Ever since the wonderful Dr. Dan Meyer took over Desmos as Chief Academic Officer in 2015 has become a freely available, even more valuable and rich place where you can find wonderful resources to enhance math learning. Dan’s main goal for Desmos was to “produce the best digital math curriculum in the world!”. The team at Desmos are extremely forward thinking and innovative in their approach to math learning.

Desmos offers three main categories for math learning:

1. Online Graphing Calculator which has the advantages of being very easy to use and intuitive. The syntax similar to writing math and it is fairly straightforward to create sliders. There options for different colors and you can graph derivatives, polar equations, parametric equations, conics and other relations, regression models, etc. with relative ease. Here is a link for a guide on how to use the online graphing feature

2. Classroom Activities are divided into five different types of activities:

a) Polygraph (Introduction/ Development)- teachers give a class code for students to participant and each student is randomly assigned to another students to complete the activity

b) Marbleslides (Development)- is a fun way for students to explore connections between the graphs and equations of lines, parabolas, etc.

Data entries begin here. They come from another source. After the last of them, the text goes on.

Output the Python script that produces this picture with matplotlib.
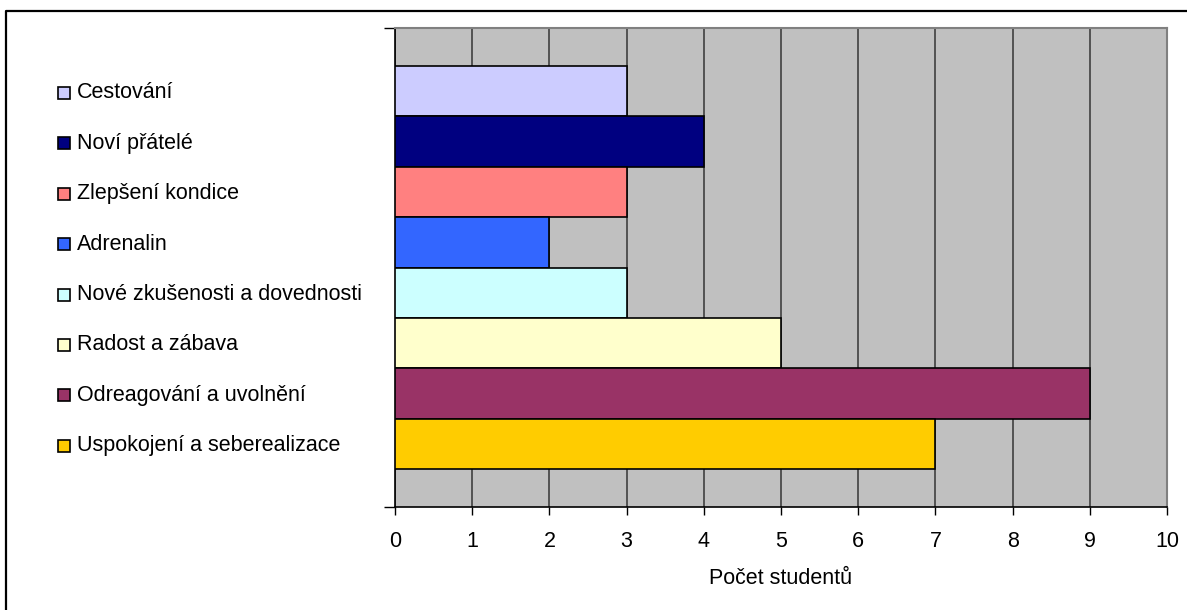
import matplotlib
matplotlib.use("Agg")
import matplotlib.pyplot as plt
from matplotlib.patches import Rectangle
from matplotlib.lines import Line2D

plt.rcParams['font.family'] = ['Liberation Sans', 'DejaVu Sans']

categories = ["Cestování", "Noví přátelé", "Zlepšení kondice", "Adrenalin",
              "Nové zkušenosti a dovednosti", "Radost a zábava",
              "Odreagování a uvolnění", "Uspokojení a seberealizace"]
values = [3, 4, 3, 2, 3, 5, 9, 7]
colors = ["#CCCCFF", "#000080", "#FF8080", "#3366FF",
          "#CCFFFF", "#FFFFCC", "#993366", "#FFCC00"]
xticks = list(range(0, 11))
xlabel = "Počet studentů"

FS = 15.5
W, H = 1187, 610
fig = plt.figure(figsize=(W / 100, H / 100), dpi=100)

# outer border (only top and left edges fall inside the image)
fig.lines.append(Line2D([6 / W, 6 / W, 1.0], [0.0, 1 - 11 / H, 1 - 11 / H],
                        transform=fig.transFigure, color="black", linewidth=1.6))

x0, x1, y0, y1 = 395, 1167, 28, 507
ax = fig.add_axes([x0 / W, 1 - y1 / H, (x1 - x0) / W, (y1 - y0) / H])
ax.set_facecolor("#C0C0C0")

n = len(categories)
ypos = [n - 1 - i for i in range(n)]
ax.barh(ypos, values, height=1.0, color=colors, edgecolor="black",
        linewidth=1.2, zorder=3)

ax.set_xlim(0, 10)
ax.set_ylim(-1.25, n - 1 + 1.25)
ax.set_xticks(xticks)
ax.set_xticklabels([str(t) for t in xticks], fontsize=FS)
ax.set_yticks([-1.25, n - 1 + 1.25])
ax.set_yticklabels(["", ""])
ax.tick_params(axis="x", direction="out", length=6, width=1, pad=11, colors="black")
ax.tick_params(axis="y", direction="out", length=8, width=1)
ax.xaxis.grid(True, color="#404040", linewidth=1.2, zorder=1)
ax.set_axisbelow(True)
for s in ["top", "right"]:
    ax.spines[s].set_color("#808080")
    ax.spines[s].set_linewidth(1.5)
ax.spines["left"].set_color("black")
ax.spines["bottom"].set_color("black")
ax.spines["left"].set_linewidth(1.2)
ax.spines["bottom"].set_linewidth(1.2)
ax.set_xlabel(xlabel, fontsize=FS, labelpad=12)

# legend (manual layout, entries top to bottom)
ly0, lstep = 93, 50.4
for i, (cat, col) in enumerate(zip(categories, colors)):
    yc = ly0 + i * lstep
    fig.patches.append(Rectangle((58 / W, 1 - (yc + 6) / H), 12 / W, 12 / H,
                                 transform=fig.transFigure, facecolor=col,
                                 edgecolor="black", linewidth=1.2))
    fig.text(77 / W, 1 - yc / H, cat, fontsize=FS, va="center", ha="left")

fig.savefig("out.png", dpi=100)
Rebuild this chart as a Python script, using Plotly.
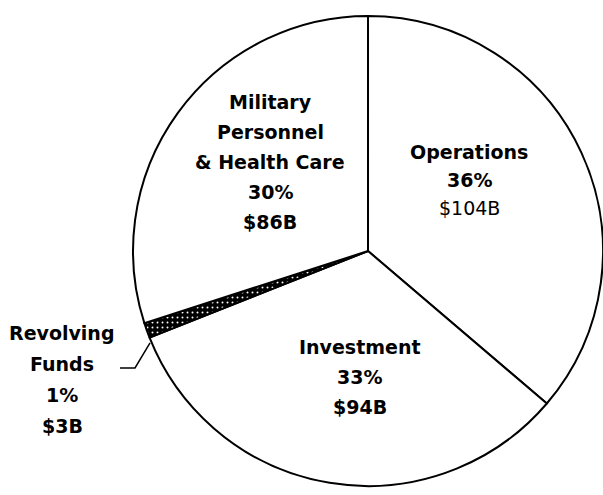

c) Card Sort (Practice)- the recommendation here us for two students to one device to promote discussion

d) Modelling Math (Application)- activities that look at applications of mathematics

e) Interactive lessons with videos e.g. sketching what you see and then recording a video.

The classroom activities are organized in content bundles such as: Conics, Exponential, Expressions, Functions, Inequalities, Linear, Linear Systems, Modeling, Quadratic and Transformations. Most topics are generally for middle and high school learning.

3. Community Work allows educators and students to create and build their own activities to share on the web.

The benefits of the different functionalities of Desmos include:

  • Developing mathematics communication through collaborative tasks

  • Increasing peer and teacher interaction and as a result increased engagement

  • Enhanced learning of the concepts in mathematics

  • Easy to use so students focus on learning math rather than on learning how to use the tool

If you haven’t tried Desmos yet I highly recommend you have a go! I think it is important to give our students a variety of different learning experiences to develop conceptual understanding in the mathematics classroom.